• [TASK INSTRUCTIONS] Copy out every line in which the string "React" occurs.
━━━━━━
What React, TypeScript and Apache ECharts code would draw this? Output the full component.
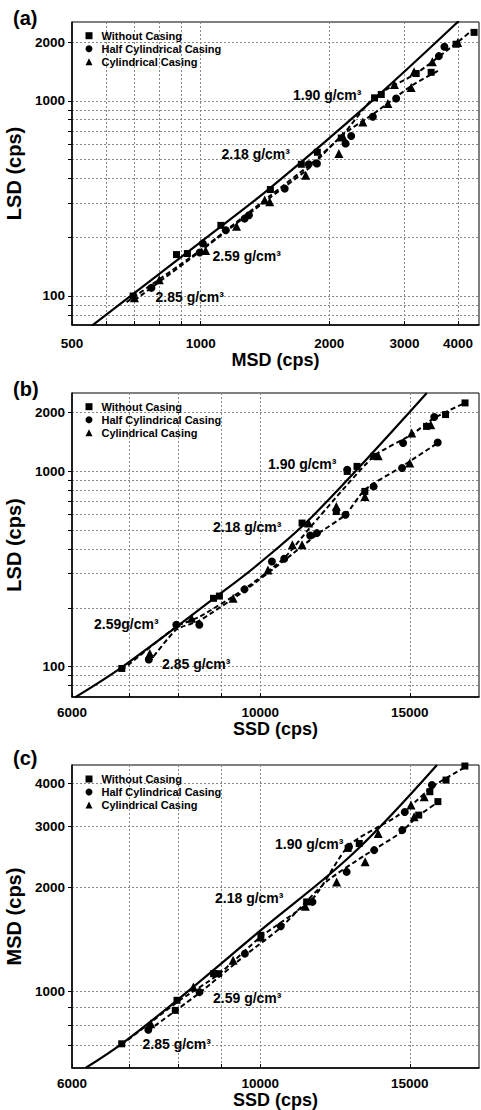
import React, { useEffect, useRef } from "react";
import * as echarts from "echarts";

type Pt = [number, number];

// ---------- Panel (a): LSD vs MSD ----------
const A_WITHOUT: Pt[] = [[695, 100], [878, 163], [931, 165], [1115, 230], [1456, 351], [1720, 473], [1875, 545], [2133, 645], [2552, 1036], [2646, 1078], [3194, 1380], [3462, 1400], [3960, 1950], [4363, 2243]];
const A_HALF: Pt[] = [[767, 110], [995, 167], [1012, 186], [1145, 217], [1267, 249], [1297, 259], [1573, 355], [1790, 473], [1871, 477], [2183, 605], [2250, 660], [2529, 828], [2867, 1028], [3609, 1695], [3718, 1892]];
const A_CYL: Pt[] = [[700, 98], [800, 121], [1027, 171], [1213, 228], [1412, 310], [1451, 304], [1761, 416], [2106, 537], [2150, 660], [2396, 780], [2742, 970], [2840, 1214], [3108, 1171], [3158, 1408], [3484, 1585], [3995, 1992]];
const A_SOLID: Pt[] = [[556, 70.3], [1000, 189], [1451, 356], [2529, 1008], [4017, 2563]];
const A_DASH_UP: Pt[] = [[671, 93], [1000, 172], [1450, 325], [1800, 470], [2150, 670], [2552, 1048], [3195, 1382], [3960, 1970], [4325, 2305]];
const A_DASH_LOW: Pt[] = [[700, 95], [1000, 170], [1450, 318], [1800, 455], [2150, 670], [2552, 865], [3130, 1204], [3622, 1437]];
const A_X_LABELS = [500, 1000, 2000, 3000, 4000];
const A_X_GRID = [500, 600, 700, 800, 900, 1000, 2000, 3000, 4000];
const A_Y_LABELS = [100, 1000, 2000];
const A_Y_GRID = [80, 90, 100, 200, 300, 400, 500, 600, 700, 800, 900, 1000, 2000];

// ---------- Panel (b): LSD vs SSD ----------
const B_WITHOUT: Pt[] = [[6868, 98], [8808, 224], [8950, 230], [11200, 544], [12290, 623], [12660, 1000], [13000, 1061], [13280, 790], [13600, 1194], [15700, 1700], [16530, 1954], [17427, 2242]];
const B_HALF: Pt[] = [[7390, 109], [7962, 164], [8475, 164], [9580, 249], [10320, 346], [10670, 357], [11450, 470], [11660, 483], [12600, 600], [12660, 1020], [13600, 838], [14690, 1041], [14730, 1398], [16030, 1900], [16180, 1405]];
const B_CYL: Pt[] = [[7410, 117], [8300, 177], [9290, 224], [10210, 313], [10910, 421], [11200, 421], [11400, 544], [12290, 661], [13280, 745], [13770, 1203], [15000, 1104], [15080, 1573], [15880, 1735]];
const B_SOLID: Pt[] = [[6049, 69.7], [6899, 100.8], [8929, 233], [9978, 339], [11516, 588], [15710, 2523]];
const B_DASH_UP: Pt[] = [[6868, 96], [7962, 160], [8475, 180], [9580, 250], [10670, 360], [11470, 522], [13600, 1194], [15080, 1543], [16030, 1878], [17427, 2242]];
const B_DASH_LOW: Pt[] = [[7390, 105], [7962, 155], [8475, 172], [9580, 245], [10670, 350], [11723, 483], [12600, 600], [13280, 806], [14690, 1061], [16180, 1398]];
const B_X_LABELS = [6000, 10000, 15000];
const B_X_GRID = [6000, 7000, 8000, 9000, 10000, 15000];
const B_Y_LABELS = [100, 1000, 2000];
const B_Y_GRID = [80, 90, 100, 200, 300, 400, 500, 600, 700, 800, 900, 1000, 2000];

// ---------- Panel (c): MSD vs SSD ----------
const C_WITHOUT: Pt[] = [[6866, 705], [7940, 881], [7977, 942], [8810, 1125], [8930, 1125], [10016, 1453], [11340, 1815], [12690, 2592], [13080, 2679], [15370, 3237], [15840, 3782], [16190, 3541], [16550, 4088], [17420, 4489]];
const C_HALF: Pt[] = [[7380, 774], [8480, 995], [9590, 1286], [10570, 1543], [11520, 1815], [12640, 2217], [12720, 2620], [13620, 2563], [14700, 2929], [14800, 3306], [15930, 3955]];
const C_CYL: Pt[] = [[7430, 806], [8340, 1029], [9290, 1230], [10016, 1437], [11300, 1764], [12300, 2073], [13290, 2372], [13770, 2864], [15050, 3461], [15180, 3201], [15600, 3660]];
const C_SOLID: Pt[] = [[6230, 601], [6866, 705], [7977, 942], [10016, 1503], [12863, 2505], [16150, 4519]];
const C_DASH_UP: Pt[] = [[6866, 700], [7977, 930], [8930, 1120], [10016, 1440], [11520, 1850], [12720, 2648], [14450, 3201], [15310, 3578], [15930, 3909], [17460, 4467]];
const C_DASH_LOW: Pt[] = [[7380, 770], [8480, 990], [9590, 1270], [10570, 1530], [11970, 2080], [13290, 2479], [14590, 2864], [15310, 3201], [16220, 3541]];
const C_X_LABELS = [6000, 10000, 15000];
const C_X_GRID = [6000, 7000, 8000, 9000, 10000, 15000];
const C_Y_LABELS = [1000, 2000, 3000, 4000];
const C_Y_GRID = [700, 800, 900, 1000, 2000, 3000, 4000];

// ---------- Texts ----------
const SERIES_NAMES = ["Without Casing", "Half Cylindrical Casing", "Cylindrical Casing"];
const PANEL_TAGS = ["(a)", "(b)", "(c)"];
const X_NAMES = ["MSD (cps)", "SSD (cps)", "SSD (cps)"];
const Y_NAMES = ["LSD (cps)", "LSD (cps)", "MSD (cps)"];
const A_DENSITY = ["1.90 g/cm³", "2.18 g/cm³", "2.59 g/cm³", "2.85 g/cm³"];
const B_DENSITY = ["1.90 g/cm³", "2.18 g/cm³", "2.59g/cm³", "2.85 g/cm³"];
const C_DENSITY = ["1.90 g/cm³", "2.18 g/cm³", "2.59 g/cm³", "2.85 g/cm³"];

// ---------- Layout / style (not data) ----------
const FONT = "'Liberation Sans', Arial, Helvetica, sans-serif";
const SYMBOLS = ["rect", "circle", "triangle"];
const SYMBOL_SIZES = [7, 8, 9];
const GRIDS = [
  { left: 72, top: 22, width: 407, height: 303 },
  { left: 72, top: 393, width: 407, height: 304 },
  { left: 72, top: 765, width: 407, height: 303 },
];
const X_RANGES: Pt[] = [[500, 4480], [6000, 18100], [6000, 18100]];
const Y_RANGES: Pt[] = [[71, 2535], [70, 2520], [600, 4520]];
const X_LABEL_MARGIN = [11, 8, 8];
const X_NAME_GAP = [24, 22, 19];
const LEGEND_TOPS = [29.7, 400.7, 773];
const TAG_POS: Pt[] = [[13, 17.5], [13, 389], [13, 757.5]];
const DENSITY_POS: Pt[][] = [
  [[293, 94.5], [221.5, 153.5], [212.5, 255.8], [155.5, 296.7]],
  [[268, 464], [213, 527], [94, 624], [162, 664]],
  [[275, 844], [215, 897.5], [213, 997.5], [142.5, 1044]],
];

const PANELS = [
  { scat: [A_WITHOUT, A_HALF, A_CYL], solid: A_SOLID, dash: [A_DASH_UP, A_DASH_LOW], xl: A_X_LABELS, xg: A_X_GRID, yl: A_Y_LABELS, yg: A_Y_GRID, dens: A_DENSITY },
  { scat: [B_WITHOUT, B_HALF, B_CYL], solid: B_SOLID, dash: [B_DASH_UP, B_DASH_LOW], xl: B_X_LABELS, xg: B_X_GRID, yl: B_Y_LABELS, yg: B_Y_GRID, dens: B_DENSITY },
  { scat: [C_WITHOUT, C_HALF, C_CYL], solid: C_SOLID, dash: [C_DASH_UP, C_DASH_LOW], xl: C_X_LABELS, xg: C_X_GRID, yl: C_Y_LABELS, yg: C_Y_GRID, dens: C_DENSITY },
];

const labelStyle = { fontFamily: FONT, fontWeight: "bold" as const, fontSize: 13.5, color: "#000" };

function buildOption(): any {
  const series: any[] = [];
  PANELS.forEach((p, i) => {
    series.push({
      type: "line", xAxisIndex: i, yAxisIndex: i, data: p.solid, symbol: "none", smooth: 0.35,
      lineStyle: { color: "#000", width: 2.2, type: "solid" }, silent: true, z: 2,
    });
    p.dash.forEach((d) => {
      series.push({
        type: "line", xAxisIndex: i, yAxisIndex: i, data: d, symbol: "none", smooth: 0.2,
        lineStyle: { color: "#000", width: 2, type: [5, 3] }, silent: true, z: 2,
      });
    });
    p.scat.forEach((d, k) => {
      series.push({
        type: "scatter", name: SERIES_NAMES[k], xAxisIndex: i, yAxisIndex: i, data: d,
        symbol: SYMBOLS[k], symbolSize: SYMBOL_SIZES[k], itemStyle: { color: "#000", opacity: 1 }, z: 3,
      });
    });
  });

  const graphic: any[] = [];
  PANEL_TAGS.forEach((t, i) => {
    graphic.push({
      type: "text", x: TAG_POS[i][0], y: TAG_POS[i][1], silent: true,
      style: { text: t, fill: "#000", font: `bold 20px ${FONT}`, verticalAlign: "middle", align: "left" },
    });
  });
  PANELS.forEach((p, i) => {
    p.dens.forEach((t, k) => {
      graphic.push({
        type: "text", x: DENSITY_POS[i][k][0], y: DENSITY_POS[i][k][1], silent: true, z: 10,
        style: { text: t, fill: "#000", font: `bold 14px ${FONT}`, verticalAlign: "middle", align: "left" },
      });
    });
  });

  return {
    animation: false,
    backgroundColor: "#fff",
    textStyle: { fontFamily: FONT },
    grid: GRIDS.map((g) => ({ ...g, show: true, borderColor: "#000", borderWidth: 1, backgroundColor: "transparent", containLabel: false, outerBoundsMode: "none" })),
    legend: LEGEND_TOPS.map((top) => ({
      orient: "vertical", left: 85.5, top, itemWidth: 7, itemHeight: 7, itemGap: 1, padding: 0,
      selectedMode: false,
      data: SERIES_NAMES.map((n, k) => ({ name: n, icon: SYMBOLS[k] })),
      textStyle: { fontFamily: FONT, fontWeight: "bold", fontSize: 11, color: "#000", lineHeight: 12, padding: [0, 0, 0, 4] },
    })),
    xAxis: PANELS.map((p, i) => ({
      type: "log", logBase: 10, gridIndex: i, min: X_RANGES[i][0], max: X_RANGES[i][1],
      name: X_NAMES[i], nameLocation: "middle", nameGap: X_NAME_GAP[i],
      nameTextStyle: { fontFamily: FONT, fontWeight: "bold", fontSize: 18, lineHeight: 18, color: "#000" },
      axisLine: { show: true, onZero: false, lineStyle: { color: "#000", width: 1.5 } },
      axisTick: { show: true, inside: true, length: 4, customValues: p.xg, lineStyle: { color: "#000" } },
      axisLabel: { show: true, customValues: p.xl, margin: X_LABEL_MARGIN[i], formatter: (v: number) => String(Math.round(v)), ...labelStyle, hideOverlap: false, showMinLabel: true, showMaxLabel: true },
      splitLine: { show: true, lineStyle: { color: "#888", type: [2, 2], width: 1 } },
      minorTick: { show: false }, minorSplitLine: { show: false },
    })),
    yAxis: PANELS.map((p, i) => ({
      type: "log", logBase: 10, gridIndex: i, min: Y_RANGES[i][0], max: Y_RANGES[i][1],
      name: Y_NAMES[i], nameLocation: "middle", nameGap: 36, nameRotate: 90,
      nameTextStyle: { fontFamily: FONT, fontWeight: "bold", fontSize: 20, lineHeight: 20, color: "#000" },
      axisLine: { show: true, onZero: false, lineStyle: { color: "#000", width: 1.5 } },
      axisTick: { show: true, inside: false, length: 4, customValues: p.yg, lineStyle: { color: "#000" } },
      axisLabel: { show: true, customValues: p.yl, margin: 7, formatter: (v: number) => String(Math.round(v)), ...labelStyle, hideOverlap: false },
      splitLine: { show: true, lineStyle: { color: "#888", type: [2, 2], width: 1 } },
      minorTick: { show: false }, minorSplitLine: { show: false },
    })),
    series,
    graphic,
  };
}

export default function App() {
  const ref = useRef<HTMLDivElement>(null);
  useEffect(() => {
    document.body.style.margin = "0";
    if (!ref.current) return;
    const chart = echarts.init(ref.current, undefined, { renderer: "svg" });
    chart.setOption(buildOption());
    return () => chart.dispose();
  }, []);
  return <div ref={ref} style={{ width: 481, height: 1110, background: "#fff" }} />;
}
━━━━━━
• [RESPONSE]
What React, TypeScript and Apache ECharts code would draw this? Output the full component.
import React, { useEffect, useRef } from "react";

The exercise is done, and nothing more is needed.